(Chuck Muth) – When Democrat Sen. Harry Reid’s campaign ran that recent TV commercial featuring Anderson Dairy telling everyone how Sen. Reid “saved” the company, I’m pretty sure they never expected it would blow up into a full-scale dairy war. But that’s exactly what has happened.
According to Anderson Dairy, Sen. Reid pushed through a special piece of legislation that exempted it from federal pricing regulations in 1999, resulting in higher profits that the company otherwise wouldn’t have received. Sounds good…on the surface.
However, a competing dairy – Ponderosa Dairy out of Amargosa Valley, Nevada – the largest in the state, which is managed by Republican state Assemblyman Ed Goedhart – maintains that what benefitted Anderson hurt Ponderosa. And Goedhart – who, in the interest of disclosure, also happens to be a client of mine – hasn’t been shy about letting everyone and their uncle know about it.
And if this was just Anderson vs. Ponderosa, some would chalk the whole brouhaha up as crying over spilled milk. But Harry Reid’s ongoing, some might legitimately say extraordinary, efforts on behalf of Anderson have hurt others, as well, including Nevada consumers who are paying artificially higher prices for their milk, butter and cheese.
In particular, Reid’s efforts have put the royal screws to another dairyman, Hein Hettinga, who operates a string of dairies throughout the West, including one in Pahrump.
According to a December 2006 story in the Washington Post, Hettinga, operating a dairy out of Arizona in 2003, “started bottling his own milk and selling it for as much as 20 cents a gallon less than the competition, exercising his right to work outside the rigid (federal government) system that has controlled milk production for almost 70 years.”
Joe Benoliel, a senior vice president for Costco Wholesale Corp at the time, told the Post that milk producers in southern California were “gouging the public on price” and were “unresponsive to our call for lower prices.” Until Hein Hettinga entered the market.
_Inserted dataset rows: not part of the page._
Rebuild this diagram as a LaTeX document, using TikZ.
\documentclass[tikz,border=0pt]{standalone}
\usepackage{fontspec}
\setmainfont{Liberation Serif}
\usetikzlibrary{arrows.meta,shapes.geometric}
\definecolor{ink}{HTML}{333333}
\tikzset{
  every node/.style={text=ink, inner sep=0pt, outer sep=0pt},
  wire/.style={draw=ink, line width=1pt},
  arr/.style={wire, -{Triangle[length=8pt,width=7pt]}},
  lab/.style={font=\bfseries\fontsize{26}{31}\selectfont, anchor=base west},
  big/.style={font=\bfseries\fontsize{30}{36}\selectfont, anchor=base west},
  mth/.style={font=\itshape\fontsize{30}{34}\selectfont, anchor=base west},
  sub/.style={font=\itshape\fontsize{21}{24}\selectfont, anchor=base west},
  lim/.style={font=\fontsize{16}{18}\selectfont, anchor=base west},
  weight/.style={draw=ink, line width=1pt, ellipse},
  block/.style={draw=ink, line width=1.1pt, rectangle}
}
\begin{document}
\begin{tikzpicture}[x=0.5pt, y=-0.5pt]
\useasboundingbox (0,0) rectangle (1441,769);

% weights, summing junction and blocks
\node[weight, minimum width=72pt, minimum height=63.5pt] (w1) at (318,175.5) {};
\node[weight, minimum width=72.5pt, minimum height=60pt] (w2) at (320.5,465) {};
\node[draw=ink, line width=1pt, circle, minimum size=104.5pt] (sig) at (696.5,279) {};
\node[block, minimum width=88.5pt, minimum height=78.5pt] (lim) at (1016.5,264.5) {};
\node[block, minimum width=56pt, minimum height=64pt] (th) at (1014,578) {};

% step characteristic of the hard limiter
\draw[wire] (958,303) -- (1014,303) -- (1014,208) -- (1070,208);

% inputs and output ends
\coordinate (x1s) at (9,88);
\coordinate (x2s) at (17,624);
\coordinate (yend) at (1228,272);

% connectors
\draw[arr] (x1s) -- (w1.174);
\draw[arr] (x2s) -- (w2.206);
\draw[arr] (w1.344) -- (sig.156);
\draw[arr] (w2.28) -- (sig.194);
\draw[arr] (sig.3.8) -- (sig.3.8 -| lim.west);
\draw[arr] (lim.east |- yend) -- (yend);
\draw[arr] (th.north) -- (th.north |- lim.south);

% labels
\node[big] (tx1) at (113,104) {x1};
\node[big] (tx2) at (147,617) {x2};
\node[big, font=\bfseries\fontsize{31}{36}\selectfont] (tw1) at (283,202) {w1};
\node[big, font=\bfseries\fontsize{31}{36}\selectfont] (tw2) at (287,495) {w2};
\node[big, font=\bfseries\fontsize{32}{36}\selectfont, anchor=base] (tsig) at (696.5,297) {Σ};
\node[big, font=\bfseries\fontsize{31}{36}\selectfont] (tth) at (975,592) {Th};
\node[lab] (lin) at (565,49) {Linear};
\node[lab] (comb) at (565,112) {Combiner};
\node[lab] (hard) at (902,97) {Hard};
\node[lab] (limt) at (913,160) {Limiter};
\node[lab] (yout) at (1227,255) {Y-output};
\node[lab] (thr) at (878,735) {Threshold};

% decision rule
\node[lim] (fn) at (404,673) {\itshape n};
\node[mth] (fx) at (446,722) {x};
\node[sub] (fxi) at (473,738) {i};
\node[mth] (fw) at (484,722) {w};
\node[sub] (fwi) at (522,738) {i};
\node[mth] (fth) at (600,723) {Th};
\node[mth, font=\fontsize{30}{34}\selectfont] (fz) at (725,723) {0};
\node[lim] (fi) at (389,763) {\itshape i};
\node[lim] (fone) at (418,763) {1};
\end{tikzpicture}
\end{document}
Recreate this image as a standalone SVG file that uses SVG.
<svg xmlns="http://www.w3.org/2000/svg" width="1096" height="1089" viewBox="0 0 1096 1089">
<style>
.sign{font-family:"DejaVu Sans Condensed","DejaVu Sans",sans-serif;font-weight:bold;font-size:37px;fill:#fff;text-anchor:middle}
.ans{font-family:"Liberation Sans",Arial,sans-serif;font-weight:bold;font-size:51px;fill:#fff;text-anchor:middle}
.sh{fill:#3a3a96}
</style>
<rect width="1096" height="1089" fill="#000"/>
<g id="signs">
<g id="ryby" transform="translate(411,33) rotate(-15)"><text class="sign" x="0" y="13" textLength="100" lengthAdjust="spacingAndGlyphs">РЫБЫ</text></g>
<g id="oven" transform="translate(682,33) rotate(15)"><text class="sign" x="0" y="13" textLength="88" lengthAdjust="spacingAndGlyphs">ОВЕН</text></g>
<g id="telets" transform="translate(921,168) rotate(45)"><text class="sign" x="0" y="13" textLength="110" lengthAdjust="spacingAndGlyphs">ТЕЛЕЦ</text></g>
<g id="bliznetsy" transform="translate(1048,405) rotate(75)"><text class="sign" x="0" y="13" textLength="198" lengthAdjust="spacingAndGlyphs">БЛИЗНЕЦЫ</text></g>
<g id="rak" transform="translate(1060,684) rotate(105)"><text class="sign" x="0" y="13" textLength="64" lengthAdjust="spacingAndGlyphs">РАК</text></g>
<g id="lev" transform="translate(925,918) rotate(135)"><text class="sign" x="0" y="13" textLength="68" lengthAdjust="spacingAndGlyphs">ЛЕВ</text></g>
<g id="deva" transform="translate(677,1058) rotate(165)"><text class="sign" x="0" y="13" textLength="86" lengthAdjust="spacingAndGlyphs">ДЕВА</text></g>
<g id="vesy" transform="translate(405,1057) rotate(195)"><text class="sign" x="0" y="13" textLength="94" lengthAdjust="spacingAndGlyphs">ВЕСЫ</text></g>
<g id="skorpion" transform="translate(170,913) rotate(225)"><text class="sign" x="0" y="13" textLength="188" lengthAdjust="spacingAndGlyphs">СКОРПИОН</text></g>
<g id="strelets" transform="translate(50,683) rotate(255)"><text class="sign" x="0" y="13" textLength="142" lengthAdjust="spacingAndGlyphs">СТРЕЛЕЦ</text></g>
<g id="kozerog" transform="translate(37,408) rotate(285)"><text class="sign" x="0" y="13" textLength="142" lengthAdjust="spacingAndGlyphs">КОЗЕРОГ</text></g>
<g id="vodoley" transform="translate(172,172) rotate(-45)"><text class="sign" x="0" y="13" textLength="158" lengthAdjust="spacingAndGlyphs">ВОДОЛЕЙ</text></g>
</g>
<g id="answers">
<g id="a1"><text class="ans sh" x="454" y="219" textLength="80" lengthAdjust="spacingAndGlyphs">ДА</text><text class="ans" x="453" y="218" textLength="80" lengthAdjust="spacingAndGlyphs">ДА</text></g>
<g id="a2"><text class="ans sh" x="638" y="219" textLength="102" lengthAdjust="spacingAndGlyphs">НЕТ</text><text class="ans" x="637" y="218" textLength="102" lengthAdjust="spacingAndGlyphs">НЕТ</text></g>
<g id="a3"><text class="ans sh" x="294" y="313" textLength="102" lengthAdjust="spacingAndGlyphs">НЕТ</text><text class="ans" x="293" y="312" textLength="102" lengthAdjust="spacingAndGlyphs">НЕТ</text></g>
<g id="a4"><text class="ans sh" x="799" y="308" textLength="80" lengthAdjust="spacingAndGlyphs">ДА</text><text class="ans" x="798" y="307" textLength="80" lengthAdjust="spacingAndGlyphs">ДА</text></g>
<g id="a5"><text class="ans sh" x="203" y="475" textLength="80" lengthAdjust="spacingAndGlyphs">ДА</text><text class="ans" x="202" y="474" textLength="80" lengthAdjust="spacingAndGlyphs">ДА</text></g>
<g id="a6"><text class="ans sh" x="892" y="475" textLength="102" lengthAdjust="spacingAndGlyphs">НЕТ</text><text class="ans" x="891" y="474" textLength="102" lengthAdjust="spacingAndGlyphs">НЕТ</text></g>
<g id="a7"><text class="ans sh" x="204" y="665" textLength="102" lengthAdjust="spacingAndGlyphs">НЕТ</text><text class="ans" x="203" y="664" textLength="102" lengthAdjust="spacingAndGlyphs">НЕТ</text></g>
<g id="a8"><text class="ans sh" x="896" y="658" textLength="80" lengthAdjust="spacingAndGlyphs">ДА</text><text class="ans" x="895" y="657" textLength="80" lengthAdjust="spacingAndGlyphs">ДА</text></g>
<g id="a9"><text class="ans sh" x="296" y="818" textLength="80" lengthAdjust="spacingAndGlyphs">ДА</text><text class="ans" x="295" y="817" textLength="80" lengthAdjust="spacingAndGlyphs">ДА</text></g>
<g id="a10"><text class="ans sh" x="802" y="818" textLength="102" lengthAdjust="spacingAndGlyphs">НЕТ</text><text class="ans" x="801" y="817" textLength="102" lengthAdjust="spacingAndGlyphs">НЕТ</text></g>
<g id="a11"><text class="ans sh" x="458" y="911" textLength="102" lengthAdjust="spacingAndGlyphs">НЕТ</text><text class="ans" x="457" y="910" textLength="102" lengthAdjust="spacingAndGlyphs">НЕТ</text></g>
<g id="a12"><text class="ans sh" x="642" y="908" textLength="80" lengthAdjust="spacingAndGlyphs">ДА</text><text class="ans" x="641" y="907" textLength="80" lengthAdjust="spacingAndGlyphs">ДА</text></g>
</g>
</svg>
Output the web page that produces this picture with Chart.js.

“As Hettinga’s milk began reaching Costco stores, there was a snowball effect as other milk suppliers were forced to lower their prices,” Benoliel said. This, of course, upset the “brazen” big dairy profiteers who didn’t like competition coming from outside the government-controlled Soviet-style system.
Hein Hettinga had to be stopped!
So according to the Post story, “a coalition of giant milk companies and dairies, along with their congressional allies, decided to crush Hettinga’s initiative.” For three years, they spent “millions of dollars on lobbying and campaign contributions and made deals with lawmakers, including incoming Senate Majority Leader Harry Reid.”
The ultimate deal was cut between Reid and Arizona Republican Sen. Jon Kyl. “Kyl agreed to back removing all of Nevada from federal milk regulation,” reported the Post, “and Reid agreed to support legislation cracking down on Hettinga.”
On December 16, 2005, “with the Senate chamber nearly empty,” Reid “brought up the milk bill, which passed a few minutes later by ‘unanimous consent,’ a procedure that requires no debate or roll call vote if both political parties agree.”
In March 2006, it passed in the Republican-controlled House “without a single congressional hearing.”
Under the new law Hettinga was allowed to continue selling his milk at the lower price; however, the difference between his price and the higher price set by government regulation had to be paid into a “pool” shared by other dairy operators rather than into his own pocket – “a ‘crippling’ sum of up to $400,000 a month.”
All in a bi-partisan scheme to “save” one of Harry Reid’s major campaign contributors.
At least Mr. Hettinga kept a little sense of humor over getting this Reid-Kyl royal screwing. “I still think this is a great country,” the Dutch-born immigrant told the Post. “In Mexico, they would have shot me.”
But in America, Hettinga and Goedhart could end up having the last laugh on November 2nd if Nevada voters put the old special interest bull from Searchlight out to pasture.